Data-intensive applications demonstrate common requirements with respect to the need for data storage and I/O processing. These requirements lead to several core challenges:
Challenges related to cloud storage
In the area of cloud data management, a significant milestone is the emergence of the Map-Reduce parallel programming paradigm, currently used on most cloud platforms, following the trend set up by Amazon. At the core of Map-Reduce frameworks lies a key component, which must meet a series of specific requirements that have not fully been met yet by existing solutions: the ability to provide efficient fine-grain access to the files, while sustaining a high throughput in spite of heavy access concurrency. Additionally, as thousands of clients simultaneously access shared data, it is critical to preserve fault-tolerance and security requirements.

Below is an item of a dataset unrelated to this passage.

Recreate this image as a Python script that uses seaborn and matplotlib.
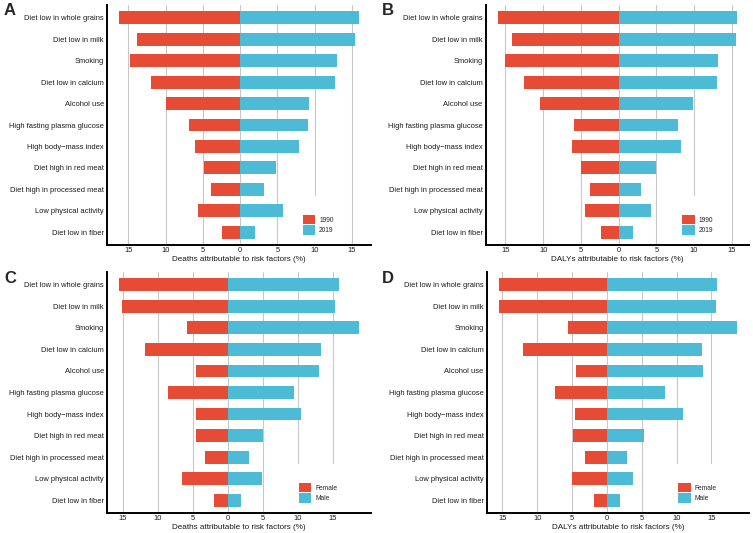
import pandas as pd
import matplotlib
matplotlib.use('Agg')
import matplotlib.pyplot as plt
import seaborn as sns
from matplotlib.patches import Patch, Rectangle

sns.set_style('white')
plt.rcParams['font.family'] = ['Liberation Sans', 'DejaVu Sans']

# risk factors, top to bottom
risks = ['Diet low in whole grains', 'Diet low in milk', 'Smoking',
         'Diet low in calcium', 'Alcohol use', 'High fasting plasma glucose',
         'High body\u2212mass index', 'Diet high in red meat',
         'Diet high in processed meat', 'Low physical activity',
         'Diet low in fiber']

# panel A: deaths, 1990 vs 2019
deaths_1990 = [16.2, 13.8, 14.8, 12.0, 9.9, 6.8, 6.0, 4.9, 3.9, 5.7, 2.4]
deaths_2019 = [15.9, 15.4, 13.0, 12.7, 9.2, 9.1, 7.9, 4.8, 3.2, 5.7, 2.0]
# panel B: DALYs, 1990 vs 2019
dalys_1990 = [16.0, 14.2, 15.0, 12.6, 10.4, 5.9, 6.2, 5.0, 3.8, 4.4, 2.4]
dalys_2019 = [15.7, 15.6, 13.2, 13.0, 9.9, 7.9, 8.3, 5.0, 3.0, 4.3, 1.85]
# panel C: deaths, female vs male
deaths_female = [15.5, 15.1, 5.8, 11.8, 4.5, 8.6, 4.5, 4.6, 3.3, 6.5, 1.95]
deaths_male = [15.95, 15.3, 18.75, 13.3, 13.0, 9.5, 10.5, 5.0, 3.0, 4.9, 1.85]
# panel D: DALYs, female vs male
dalys_female = [15.5, 15.5, 5.6, 12.05, 4.5, 7.4, 4.6, 4.8, 3.1, 4.95, 1.9]
dalys_male = [15.85, 15.7, 18.7, 13.6, 13.8, 8.3, 11.0, 5.3, 2.9, 3.7, 1.85]

tick_vals = [-15, -10, -5, 0, 5, 10, 15]

RED = '#E64B35'
BLUE = '#4DBBD5'

W, H = 753, 533


def px_rect(left, top, right, bottom):
    """像素坐标 -> figure 坐标"""
    return [left / W, 1 - bottom / H, (right - left) / W, (bottom - top) / H]


def plot_panel(ax, left_vals, right_vals, groups, xlabel, leg_x):
    df = pd.DataFrame({
        'risk': risks * 2,
        'value': [-v for v in left_vals] + list(right_vals),
        'group': [groups[0]] * len(risks) + [groups[1]] * len(risks),
    })
    sns.barplot(data=df, y='risk', x='value', hue='group', order=risks,
                hue_order=groups, palette={groups[0]: RED, groups[1]: BLUE},
                dodge=False, width=0.6, errorbar=None, saturation=1,
                linewidth=0, legend=False, ax=ax)

    ax.set_ylim(len(risks) - 1 + 0.6, -0.6)
    ax.set_xticks(tick_vals)
    ax.set_xticklabels([str(abs(t)) for t in tick_vals])
    ax.set_ylabel('')
    ax.set_xlabel(xlabel, fontsize=5.9, labelpad=1.5, color='#1a1a1a')

    ax.grid(axis='x', color='#c8c8c8', linewidth=0.8)
    ax.grid(axis='y', visible=False)
    ax.set_axisbelow(True)

    ax.tick_params(axis='both', length=0, labelsize=5.4, colors='#1a1a1a')
    ax.tick_params(axis='x', pad=1.5)
    ax.tick_params(axis='y', pad=2.5)

    for side in ['top', 'right']:
        ax.spines[side].set_visible(False)
    for side in ['left', 'bottom']:
        ax.spines[side].set_color('black')
        ax.spines[side].set_linewidth(1.4)

    # 白色图例底
    ax.add_artist(Rectangle((leg_x - 0.025, 0), 0.18, 0.205,
                            transform=ax.transAxes, facecolor='white',
                            edgecolor='none', zorder=0.8))
    handles = [Patch(facecolor=RED, edgecolor='none', label=groups[0]),
               Patch(facecolor=BLUE, edgecolor='none', label=groups[1])]
    ax.legend(handles=handles, loc='lower left', bbox_to_anchor=(leg_x, 0.043),
              frameon=False, fontsize=4.8, handlelength=1.85, handleheight=1.87,
              labelspacing=0.08, handletextpad=0.6, borderpad=0, borderaxespad=0)


fig = plt.figure(figsize=(7.53, 5.33), dpi=100)

ax_a = fig.add_axes(px_rect(107.3, 5, 370.7, 245))
ax_b = fig.add_axes(px_rect(486, 5, 749, 245))
ax_c = fig.add_axes(px_rect(107.3, 272, 371, 513))
ax_d = fig.add_axes(px_rect(487, 272, 749, 513))

plot_panel(ax_a, deaths_1990, deaths_2019, ['1990', '2019'],
           'Deaths attributable to risk factors (%)', 0.742)
plot_panel(ax_b, dalys_1990, dalys_2019, ['1990', '2019'],
           'DALYs attributable to risk factors (%)', 0.746)
plot_panel(ax_c, deaths_female, deaths_male, ['Female', 'Male'],
           'Deaths attributable to risk factors (%)', 0.727)
plot_panel(ax_d, dalys_female, dalys_male, ['Female', 'Male'],
           'DALYs attributable to risk factors (%)', 0.730)

for letter, (x, y) in zip('ABCD', [(4, 3), (382, 3), (4, 271), (382, 271)]):
    fig.text(x / W, 1 - y / H, letter, fontsize=12, fontweight='bold',
             ha='left', va='top')

fig.savefig('out.png', dpi=100)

Challenges related to data-intensive HPC applications
The requirements exhibited by climate simulations specifically highlight a major, more general research topic. They have been clearly identified by international panels of experts like IESP, EESI, ETP4HPC in the context of HPC simulations running on post-Petascale supercomputers. A jump of one order of magnitude in the size of numerical simulations is required to address some of the fundamental questions in several communities such as climate modeling, solid earth sciences or astrophysics. In this context, the lack of data- intensive infrastructures and methodologies to analyze huge simulations is a growing limiting factor. The challenge is to find new ways to store and analyze massive outputs of data during and after the simulation without impacting the overall performance.
The overall goal of the KerData project-team is to bring a substantial contribution to the effort of the research community to address the above challenges. KerData aims to design and implement distributed algorithms for scalable data storage and input/output management for efficient large-scale data processing. We target two main execution infrastructures: cloud platforms and post-Petascale HPC supercomputers. We are also looking at other kinds of infrastructures (that we are considering as secondary), e.g. hybrid platforms combining enterprise desktop grids extended to cloud platforms. Our collaboration portfolio includes international teams that are active in this area both in Academia (e.g., Argonne National Lab, University of Illinois at Urbana-Champaign, Barcelona Supercomputing Centre) and Industry (Microsoft, IBM).